Он также прибегает к юмору, разоблачая традиционное восприятие вещей, но в более мягкой форме, чем в ранних рассказах. В письмах и в «Голосе из хора» он проявляется в основном в ипостасях обычных заключенных: их неграмотной речи, полной языковых перлов и цветистых выражений, их неожиданных и спонтанных замечаниях, где смешалось высокое и низменное, возвышенное и смехотворное. Это ни в коем случае нельзя считать принижением товарищей по несчастью. Наоборот, это любовное, полное симпатии иносказание, передающее всю широту человеческого опыта, обретенного Синявским в лагерях. Далее, в «Голосе из хора» читатель осознает важность мнения заключенных: их наблюдения тщательно отобраны, сгруппированы и вставлены в отрывки, звучащие контрапунктом главной теме, усиливая серьезные идеи, но так, чтобы, развлекая, стимулировать воображение. В книге «В тени Гоголя» эта тема проводится более настойчиво. Смех здесь – центральный мотив, поскольку Синявский называет его движущей силой гоголевского гения, способной сорвать маску с действительности, которая закоснела и заскорузла, подспудной силой, которая переворачивает вещи с ног на голову и разоблачает их истинную суть[125]

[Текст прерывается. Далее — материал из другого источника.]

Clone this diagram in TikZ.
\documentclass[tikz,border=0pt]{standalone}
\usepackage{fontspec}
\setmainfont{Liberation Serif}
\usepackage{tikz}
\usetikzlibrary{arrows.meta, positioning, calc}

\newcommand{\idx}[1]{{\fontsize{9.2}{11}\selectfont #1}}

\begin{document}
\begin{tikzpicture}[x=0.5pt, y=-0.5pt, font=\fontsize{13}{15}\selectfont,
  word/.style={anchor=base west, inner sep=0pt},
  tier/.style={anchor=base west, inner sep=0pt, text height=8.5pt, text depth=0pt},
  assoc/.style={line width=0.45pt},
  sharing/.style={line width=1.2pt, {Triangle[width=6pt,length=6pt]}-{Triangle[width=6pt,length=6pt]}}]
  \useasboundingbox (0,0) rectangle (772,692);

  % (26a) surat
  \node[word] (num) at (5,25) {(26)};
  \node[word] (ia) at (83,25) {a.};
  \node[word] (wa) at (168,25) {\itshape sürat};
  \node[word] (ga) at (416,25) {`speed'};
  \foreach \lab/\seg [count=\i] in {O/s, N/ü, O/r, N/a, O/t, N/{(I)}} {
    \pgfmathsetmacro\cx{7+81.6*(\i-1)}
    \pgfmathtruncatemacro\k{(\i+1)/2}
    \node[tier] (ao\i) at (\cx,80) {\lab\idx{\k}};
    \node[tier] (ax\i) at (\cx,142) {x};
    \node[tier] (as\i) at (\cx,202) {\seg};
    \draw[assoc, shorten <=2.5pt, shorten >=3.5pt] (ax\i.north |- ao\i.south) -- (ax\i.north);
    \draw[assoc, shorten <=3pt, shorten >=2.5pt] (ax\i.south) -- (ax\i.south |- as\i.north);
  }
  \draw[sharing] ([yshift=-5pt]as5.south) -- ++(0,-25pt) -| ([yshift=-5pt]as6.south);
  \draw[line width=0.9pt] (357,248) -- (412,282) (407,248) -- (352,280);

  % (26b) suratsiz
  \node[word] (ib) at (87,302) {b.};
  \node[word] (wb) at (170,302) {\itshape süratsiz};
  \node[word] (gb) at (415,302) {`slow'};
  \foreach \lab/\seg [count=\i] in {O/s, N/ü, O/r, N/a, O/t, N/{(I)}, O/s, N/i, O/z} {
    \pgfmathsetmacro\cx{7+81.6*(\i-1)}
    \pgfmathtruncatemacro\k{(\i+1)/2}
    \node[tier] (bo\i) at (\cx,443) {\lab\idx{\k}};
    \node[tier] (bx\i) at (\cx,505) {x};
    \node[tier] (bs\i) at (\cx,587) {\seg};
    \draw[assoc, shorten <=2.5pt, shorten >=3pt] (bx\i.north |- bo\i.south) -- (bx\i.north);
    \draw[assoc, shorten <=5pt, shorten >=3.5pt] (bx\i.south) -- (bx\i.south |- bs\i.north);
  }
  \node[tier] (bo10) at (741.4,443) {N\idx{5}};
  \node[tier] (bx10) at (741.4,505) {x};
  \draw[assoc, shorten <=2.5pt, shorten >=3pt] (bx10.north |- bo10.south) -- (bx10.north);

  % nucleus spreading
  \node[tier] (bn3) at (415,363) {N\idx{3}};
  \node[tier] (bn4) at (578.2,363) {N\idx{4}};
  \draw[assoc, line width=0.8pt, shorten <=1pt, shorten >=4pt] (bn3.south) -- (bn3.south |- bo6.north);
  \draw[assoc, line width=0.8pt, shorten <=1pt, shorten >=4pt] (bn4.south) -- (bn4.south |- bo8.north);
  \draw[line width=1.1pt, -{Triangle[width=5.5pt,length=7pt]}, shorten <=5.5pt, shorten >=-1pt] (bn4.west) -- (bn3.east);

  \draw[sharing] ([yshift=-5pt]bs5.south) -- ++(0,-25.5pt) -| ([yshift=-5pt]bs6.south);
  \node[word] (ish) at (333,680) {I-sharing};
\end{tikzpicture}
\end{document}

.Одновременно в произведениях Синявского ощущается восхищенное признание вещей еще не полностью осознанных, но увиденных на пути; признание, которое приходит как подтверждение чего-то, что осознается интуитивно[126]
. Его вера в искусство как силу иррациональную, род алхимии, воссоединяет его с Розановым по мере того, как творчество Синявского приближается к тому состоянию, которое у Розанова он называет «зачарованностью» или «завороженностью». Под этим заклятьем Розанов отходит от окружающей действительности и начинает жить «целиком внутри себя». Внешний мир, хоть и находясь вовне, живет в нем новой жизнью, а сам он превращается в «микрокосм, модель мира» [Синявский 1982б: 202–205]. Для Синявского умение мечтать, быть целиком поглощенным миром своего воображения, становится не только возможностью побега из реальности лагерей, но и, как и для Розанова, жестом творчества.К этой «зачарованности» Синявский еще добавляет свежесть, присущую детскому видению. Детство – сильный основополагающий мотив его произведений в тот период, когда, ограниченный лишь собственными внутренними ресурсами, он часто обращается к воспоминаниям детства, перечитывая книги вроде «Острова сокровищ» Стивенсона или «Князя Серебряного» А. К. Толстого. Но он еще читает и опосредованно, разделяя удовольствие своего сына Егора, за успехами которого может следить только на расстоянии[127]
.В этих книгах все чувства задействованы, все слова имеют вес, звук, даже аромат, но Синявского более всего увлекает визуальный ряд, когда он вспоминает крупные буквы и цветные картинки, словно по волшебству возникающие между грязновато-серыми обложками [Терц 1992, 1: 447].
Играя на близости иллюстрирования и иллюминирования, детских книжек и труда средневековых писцов, Синявский напоминает читателю, что главная задача искусства – восхищать и развлекать. Именно это отличало раннего, полного воодушевления Гоголя, полного смеха и магии, от Гоголя – «слуги общества» и проповедника. Уроки (если они существуют) даются посредством предложения и демонстрации, развлекая читателя и мотивируя его. Буквы становятся жизнью, восставая из книжных страниц, трансформируясь в удивительные существа и орнамент из зеленой листвы. Читателя не заставляют общаться с текстом, но увлекают; его сердце «замирает», а они начинают «заманивать в гости, снаряжать в путешествие по чудным буквам» – главная идея в «Кошкином доме» [Терц 1992, 1: 449][128]
.Эта последняя, посмертно опубликованная работа Терца многим обязана сказкам, как и научная книга «Иван-дурак», примерно в то же время вышедшая уже под именем Синявского. Хотя эти работы, честно говоря, относятся к следующему этапу его жизни, их генезис (особенно «Ивана-дурака») можно проследить в лагерной жизни Синявского[129]
. Тогда он еще читал отрывки из «Мастера и Маргариты» (1966–1967), которые посылали ему Меньшутины, когда роман впервые вышел в России [Синявский 2004, 1: 243, 264][130]. Сперва в комментариях он проявляет сдержанность, но влияние этого романа как волшебной сказки современности и многоликой аллегории сталинской России ощущается и в «Спокойной ночи», и в «Кошкином доме».